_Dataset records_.

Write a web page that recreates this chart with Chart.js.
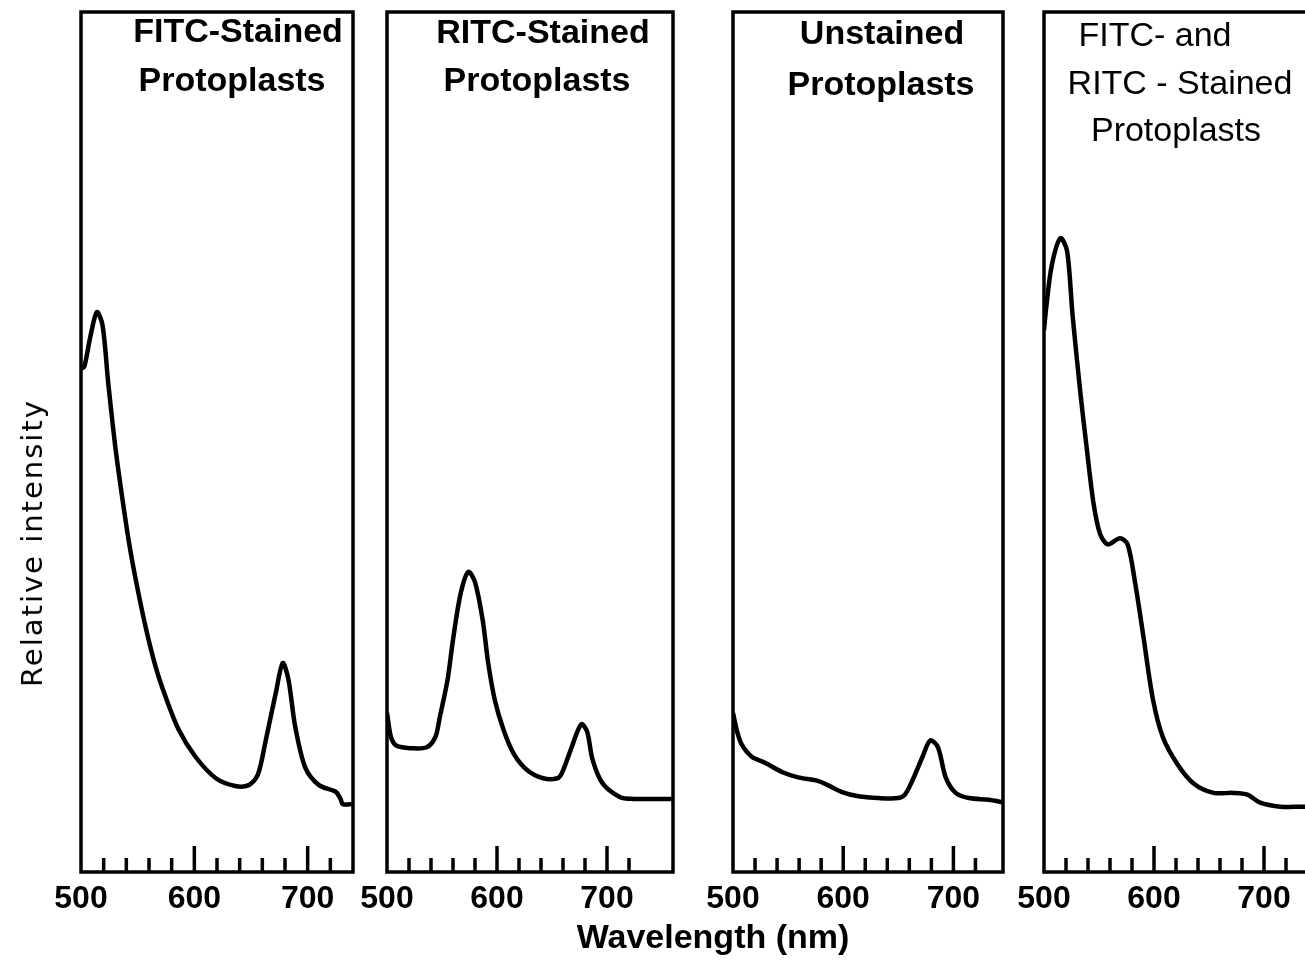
<!DOCTYPE html>
<html>
<head>
<meta charset="utf-8">
<script src="https://cdn.jsdelivr.net/npm/chart.js@4.4.0/dist/chart.umd.min.js"></script>
<style>
  body { margin: 0; background: #fff; width: 1305px; height: 967px; overflow: hidden; position: relative; }
  .panel { position: absolute; top: 0; }
  .axtitle { position: absolute; color: #000; white-space: nowrap; }
  #ylab { left: 32px; top: 543px; font: 29px "DejaVu Sans"; letter-spacing: 2px; transform: translate(-50%, -50%) rotate(-90deg); }
  #xlab { left: 713px; top: 919px; font: bold 34px "Liberation Sans"; line-height: 34px; transform: translateX(-50%); }
</style>
</head>
<body>
<div class="panel" style="left:31px"><canvas id="c1" width="372" height="967"></canvas></div>
<div class="panel" style="left:337px"><canvas id="c2" width="386" height="967"></canvas></div>
<div class="panel" style="left:683px"><canvas id="c3" width="370" height="967"></canvas></div>
<div class="panel" style="left:994px"><canvas id="c4" width="386" height="967"></canvas></div>
<div class="axtitle" id="ylab">Relative intensity</div>
<div class="axtitle" id="xlab">Wavelength (nm)</div>
<script>
// emission spectra, wavelength (nm) vs relative intensity (0-100)
var fitcWl = [500, 503, 508, 514, 519, 524, 530, 535, 542, 548, 557, 566, 574, 586, 601, 619, 636, 648, 656, 663, 672, 678, 683, 689, 698, 710, 725, 729, 731, 740];
var fitcI  = [58.5, 58.8, 62.1, 65.1, 63.6, 56.9, 49.7, 44.8, 38.6, 34.2, 28.5, 23.8, 20.6, 16.6, 13.4, 10.9, 10.0, 10.1, 11.3, 15.3, 20.9, 24.3, 22.4, 16.9, 12.1, 10.1, 9.3, 8.5, 7.9, 7.9];

var ritcWl = [500, 503, 506, 510, 521, 536, 544, 548, 555, 560, 567, 574, 580, 587, 592, 598, 606, 615, 627, 642, 655, 659, 667, 673, 677, 682, 687, 696, 712, 724, 760];
var ritcI  = [18.5, 16.0, 15.0, 14.6, 14.4, 14.5, 15.7, 18.0, 22.3, 27.0, 32.4, 34.9, 33.7, 29.3, 24.3, 20.0, 16.5, 13.8, 11.9, 10.9, 10.9, 11.5, 14.2, 16.3, 17.2, 16.3, 13.0, 10.3, 8.7, 8.5, 8.5];

var unstWl = [500, 504, 508, 517, 529, 545, 559, 577, 586, 599, 614, 632, 650, 656, 663, 672, 679, 686, 693, 702, 714, 732, 745];
var unstI  = [18.5, 16.2, 14.8, 13.4, 12.7, 11.6, 11.0, 10.6, 10.1, 9.3, 8.8, 8.6, 8.6, 9.0, 10.7, 13.4, 15.3, 14.5, 11.0, 9.2, 8.6, 8.4, 8.1];

var bothWl = [500, 502, 507, 515, 521, 526, 533, 539, 545, 551, 558, 569, 576, 583, 590, 599, 608, 621, 636, 654, 672, 685, 696, 715, 736, 760];
var bothI  = [63, 65.6, 70.5, 73.7, 72.2, 64.7, 55.8, 49.1, 42.9, 39.3, 38.1, 38.8, 38.1, 33.5, 27.7, 20.1, 15.7, 12.6, 10.3, 9.2, 9.2, 9.0, 8.1, 7.6, 7.6, 7.6];

var tickLabels = ['500', '600', '700'];

var fitcTitle = ['FITC-Stained', 'Protoplasts'];
var ritcTitle = ['RITC-Stained', 'Protoplasts'];
var unstTitle = ['Unstained', 'Protoplasts'];
var bothTitle = ['FITC- and', 'RITC - Stained', 'Protoplasts'];

// box, inward tick marks and the panel captions
var panelDeco = {
    id: 'panelDeco',
    afterDraw(chart, args, opts) {
        var ctx = chart.ctx;
        var a = chart.chartArea;
        var x = chart.scales.x;
        ctx.save();
        ctx.strokeStyle = '#000';
        ctx.lineWidth = 3.5;
        ctx.strokeRect(a.left, a.top, a.right - a.left, a.bottom - a.top);
        x.ticks.forEach(function (t) {
            if (t.value <= x.min || t.value > 720) return;
            var px = x.getPixelForValue(t.value);
            var len = t.value % 100 === 0 ? 26 : 14;
            ctx.beginPath();
            ctx.moveTo(px, a.bottom);
            ctx.lineTo(px, a.bottom - len);
            ctx.stroke();
        });
        ctx.fillStyle = '#000';
        ctx.font = opts.font;
        ctx.textAlign = 'center';
        ctx.textBaseline = 'middle';
        opts.lines.forEach(function (s, i) {
            ctx.fillText(s, a.left + opts.pos[i][0], opts.pos[i][1]);
        });
        ctx.restore();
    }
};

function makePanel(id, wl, inten, xMax, lines, pos, font) {
    var pts = wl.map(function (w, i) { return { x: w, y: inten[i] }; });
    new Chart(document.getElementById(id), {
        type: 'line',
        data: {
            datasets: [{
                data: pts,
                borderColor: '#000',
                borderWidth: 4.5,
                pointRadius: 0,
                fill: false,
                tension: 0.3
            }]
        },
        options: {
            responsive: false,
            animation: false,
            events: [],
            layout: { padding: { left: 50, right: 50, top: 12, bottom: 0 } },
            plugins: {
                legend: { display: false },
                tooltip: { enabled: false },
                panelDeco: { lines: lines, pos: pos, font: font }
            },
            scales: {
                x: {
                    type: 'linear',
                    min: 500,
                    max: xMax,
                    afterFit: function (s) { s.height = 95; },
                    grid: { display: false, drawTicks: false },
                    border: { display: false },
                    ticks: {
                        stepSize: 20,
                        autoSkip: false,
                        maxRotation: 0,
                        padding: 8,
                        color: '#000',
                        font: { family: 'Liberation Sans', weight: 'bold', size: 32 },
                        callback: function (v) {
                            return tickLabels.indexOf(String(v)) >= 0 ? String(v) : '';
                        }
                    }
                },
                y: { display: false, min: 0, max: 100 }
            }
        },
        plugins: [panelDeco]
    });
}

var boldTitle = 'bold 34px "Liberation Sans"';
makePanel('c1', fitcWl, fitcI, 740, fitcTitle, [[157, 33], [151, 82]], boldTitle);
makePanel('c2', ritcWl, ritcI, 760, ritcTitle, [[156, 34], [150, 82]], boldTitle);
makePanel('c3', unstWl, unstI, 745, unstTitle, [[149, 35], [148, 86]], boldTitle);
makePanel('c4', bothWl, bothI, 760, bothTitle, [[111, 37], [136, 85], [132, 132]], '34px "Liberation Sans"');
</script>
</body>
</html>
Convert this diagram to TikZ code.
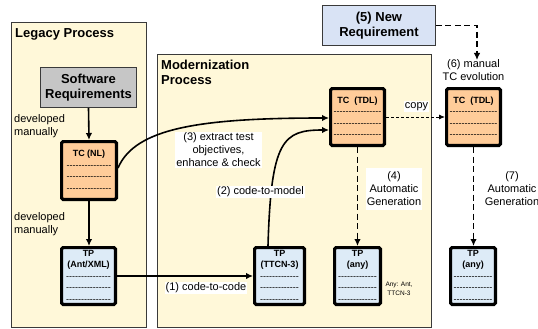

_What to do_. The data above needs to be retyped exactly, with the images left out.

_Response to the exercise_.
Write a web page that recreates this chart with Chart.js.
<!DOCTYPE html>
<html>
<head>
<meta charset="utf-8">
<script src="https://cdn.jsdelivr.net/npm/chart.js@4.4.0/dist/chart.umd.min.js"></script>
<style>
  body { margin: 0; background: #fff; width: 1305px; height: 967px; overflow: hidden; position: relative; }
  .panel { position: absolute; top: 0; }
  .axtitle { position: absolute; color: #000; white-space: nowrap; }
  #ylab { left: 32px; top: 543px; font: 29px "DejaVu Sans"; letter-spacing: 2px; transform: translate(-50%, -50%) rotate(-90deg); }
  #xlab { left: 713px; top: 919px; font: bold 34px "Liberation Sans"; line-height: 34px; transform: translateX(-50%); }
</style>
</head>
<body>
<div class="panel" style="left:31px"><canvas id="c1" width="372" height="967"></canvas></div>
<div class="panel" style="left:337px"><canvas id="c2" width="386" height="967"></canvas></div>
<div class="panel" style="left:683px"><canvas id="c3" width="370" height="967"></canvas></div>
<div class="panel" style="left:994px"><canvas id="c4" width="386" height="967"></canvas></div>
<div class="axtitle" id="ylab">Relative intensity</div>
<div class="axtitle" id="xlab">Wavelength (nm)</div>
<script>
// emission spectra, wavelength (nm) vs relative intensity (0-100)
var fitcWl = [500, 503, 508, 514, 519, 524, 530, 535, 542, 548, 557, 566, 574, 586, 601, 619, 636, 648, 656, 663, 672, 678, 683, 689, 698, 710, 725, 729, 731, 740];
var fitcI  = [58.5, 58.8, 62.1, 65.1, 63.6, 56.9, 49.7, 44.8, 38.6, 34.2, 28.5, 23.8, 20.6, 16.6, 13.4, 10.9, 10.0, 10.1, 11.3, 15.3, 20.9, 24.3, 22.4, 16.9, 12.1, 10.1, 9.3, 8.5, 7.9, 7.9];

var ritcWl = [500, 503, 506, 510, 521, 536, 544, 548, 555, 560, 567, 574, 580, 587, 592, 598, 606, 615, 627, 642, 655, 659, 667, 673, 677, 682, 687, 696, 712, 724, 760];
var ritcI  = [18.5, 16.0, 15.0, 14.6, 14.4, 14.5, 15.7, 18.0, 22.3, 27.0, 32.4, 34.9, 33.7, 29.3, 24.3, 20.0, 16.5, 13.8, 11.9, 10.9, 10.9, 11.5, 14.2, 16.3, 17.2, 16.3, 13.0, 10.3, 8.7, 8.5, 8.5];

var unstWl = [500, 504, 508, 517, 529, 545, 559, 577, 586, 599, 614, 632, 650, 656, 663, 672, 679, 686, 693, 702, 714, 732, 745];
var unstI  = [18.5, 16.2, 14.8, 13.4, 12.7, 11.6, 11.0, 10.6, 10.1, 9.3, 8.8, 8.6, 8.6, 9.0, 10.7, 13.4, 15.3, 14.5, 11.0, 9.2, 8.6, 8.4, 8.1];

var bothWl = [500, 502, 507, 515, 521, 526, 533, 539, 545, 551, 558, 569, 576, 583, 590, 599, 608, 621, 636, 654, 672, 685, 696, 715, 736, 760];
var bothI  = [63, 65.6, 70.5, 73.7, 72.2, 64.7, 55.8, 49.1, 42.9, 39.3, 38.1, 38.8, 38.1, 33.5, 27.7, 20.1, 15.7, 12.6, 10.3, 9.2, 9.2, 9.0, 8.1, 7.6, 7.6, 7.6];

var tickLabels = ['500', '600', '700'];

var fitcTitle = ['FITC-Stained', 'Protoplasts'];
var ritcTitle = ['RITC-Stained', 'Protoplasts'];
var unstTitle = ['Unstained', 'Protoplasts'];
var bothTitle = ['FITC- and', 'RITC - Stained', 'Protoplasts'];

// box, inward tick marks and the panel captions
var panelDeco = {
    id: 'panelDeco',
    afterDraw(chart, args, opts) {
        var ctx = chart.ctx;
        var a = chart.chartArea;
        var x = chart.scales.x;
        ctx.save();
        ctx.strokeStyle = '#000';
        ctx.lineWidth = 3.5;
        ctx.strokeRect(a.left, a.top, a.right - a.left, a.bottom - a.top);
        x.ticks.forEach(function (t) {
            if (t.value <= x.min || t.value > 720) return;
            var px = x.getPixelForValue(t.value);
            var len = t.value % 100 === 0 ? 26 : 14;
            ctx.beginPath();
            ctx.moveTo(px, a.bottom);
            ctx.lineTo(px, a.bottom - len);
            ctx.stroke();
        });
        ctx.fillStyle = '#000';
        ctx.font = opts.font;
        ctx.textAlign = 'center';
        ctx.textBaseline = 'middle';
        opts.lines.forEach(function (s, i) {
            ctx.fillText(s, a.left + opts.pos[i][0], opts.pos[i][1]);
        });
        ctx.restore();
    }
};

function makePanel(id, wl, inten, xMax, lines, pos, font) {
    var pts = wl.map(function (w, i) { return { x: w, y: inten[i] }; });
    new Chart(document.getElementById(id), {
        type: 'line',
        data: {
            datasets: [{
                data: pts,
                borderColor: '#000',
                borderWidth: 4.5,
                pointRadius: 0,
                fill: false,
                tension: 0.3
            }]
        },
        options: {
            responsive: false,
            animation: false,
            events: [],
            layout: { padding: { left: 50, right: 50, top: 12, bottom: 0 } },
            plugins: {
                legend: { display: false },
                tooltip: { enabled: false },
                panelDeco: { lines: lines, pos: pos, font: font }
            },
            scales: {
                x: {
                    type: 'linear',
                    min: 500,
                    max: xMax,
                    afterFit: function (s) { s.height = 95; },
                    grid: { display: false, drawTicks: false },
                    border: { display: false },
                    ticks: {
                        stepSize: 20,
                        autoSkip: false,
                        maxRotation: 0,
                        padding: 8,
                        color: '#000',
                        font: { family: 'Liberation Sans', weight: 'bold', size: 32 },
                        callback: function (v) {
                            return tickLabels.indexOf(String(v)) >= 0 ? String(v) : '';
                        }
                    }
                },
                y: { display: false, min: 0, max: 100 }
            }
        },
        plugins: [panelDeco]
    });
}

var boldTitle = 'bold 34px "Liberation Sans"';
makePanel('c1', fitcWl, fitcI, 740, fitcTitle, [[157, 33], [151, 82]], boldTitle);
makePanel('c2', ritcWl, ritcI, 760, ritcTitle, [[156, 34], [150, 82]], boldTitle);
makePanel('c3', unstWl, unstI, 745, unstTitle, [[149, 35], [148, 86]], boldTitle);
makePanel('c4', bothWl, bothI, 760, bothTitle, [[111, 37], [136, 85], [132, 132]], '34px "Liberation Sans"');
</script>
</body>
</html>
Convert this diagram to TikZ code.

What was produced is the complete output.